Dewan Eksekutif Mahasiswa (DEMA) Fakultas Ilmu Sosial dan Ilmu Pemerintahan (FISIP) Universitas UIN Ar-Raniry Banda Aceh menggelar diskusi publik dengan tema “Refleksi 43 Tahun Perlawanan Aceh”.
Agenda tersebut dalam rangka memperingati Hari Milad Gerakan Aceh Merdeka (GAM), Rabu (04/12) di ruang Theater Fisip, Gedung Fisip UIN.
Kegiatan itu digelar dengan tujuan untuk mengenang dan mengingat kembali jasa para syuhada dalam perjuangannya serta bagaimana mempersiapkan generasi Aceh untuk masa depan.
“Kegiatan juga fokus kepada pembedahan politik Tengku Hasan di Tiro selaku deklarator GAM, pada masa perjuangan beliau membawa nama Aceh, ” kata Radja Maitamalik selaku ketua panitia acara.
Dosen Fisip yang juga pemateri kegiatan itu Iping Rahmat Saputra menyebutkan sudah seharusnya rakyat Aceh menuntut pemerintah pusat untuk memberikan kebebasan yang hakiki untuk Aceh sebagaimana yang tercantum dalam MoU Helsinki.
“Sungguh sangat merugikan bagi kita rakyat Aceh jika hanya merefleksikannya , dikarenakan banyak peristiwa-peristiwa besar pada saat itu yang menjadi salah satu penyebab atas keterhambatannya Aceh untuk berkembang,” ujarnya.
Sementara itu pengamat sejarah Aceh Haekal Afifa menyebutkan bahwa sosok Hasan Tiro bukanlaah seorang jiwa pemberontak, melainkan orang yang mencintai negaranya, hal itu dibuktikan dengan menjadi penggagas yang mendirikan bendera dan menyanyikan lagu kebangsaan Indonesia pada sebuah acara BPI ( Barisan Pemuda Indonesia )
Namun kata dia, seiring waktu berjalan banyak terjadi perbedaan pandangan atas apa yang ditetapkan oleh pemerintah pusat yang mana menurut Hasan Tiro tidak layak dijalankan.
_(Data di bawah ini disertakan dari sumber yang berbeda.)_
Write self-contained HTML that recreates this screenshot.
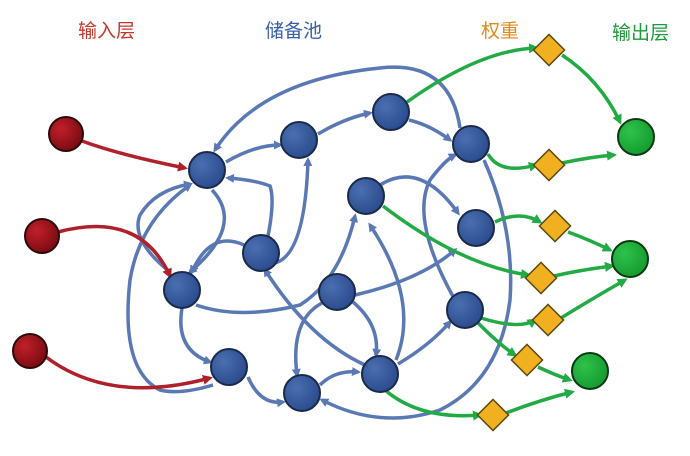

Salah satu contoh perbedaan pandangan yakni keterkaitan Pancasila sebagai dasar negara, Tiro tidak mengamini hal tersebut, karena menurutnya sebelum adanya sebuah negara masyarakat sudah duluan ada dan sudah duluan menjalankan kehidupan dengan berbagai ragamnya, kemudian barulah negara itu ada atas melalui proses perperangan dan lain sebagainy , maka tidak bisa sebuah negara menetapkan suatu ideologi dan memaksa masyarakatnya untuk patuh atas ideologu tersebut.
“Dan juga beliau menganggap bahwasanya demokrasi yg di tetapkan di indonesia adalah sistem demokrasi primitif , bukan demokrasi modern , begitulah salah satu bentuk perbedaan pandangan beliau atas kebijakan kebijakan yg di lakukan oleh pusat,” ujar Haekal.
Semntara itu Ketua Dema Fisip UIN Ozi Mahdian Putra berharap dengan adanya kegiatan ini Mahasiswa dapat mengenang bagaiman perjuangan para syuhada, mengetahui seperti apa mindset pola pikir untuk menjadi generasi selanjutnya.
“Tidak dapat di pungkiri bahwa pemuda-pemuda Aceh sekarang harus memahami dan mengetahui sejarah dan bagaimana meningkatkan strategi untuk menjadi generasi yang membanggakan,” tutupnya.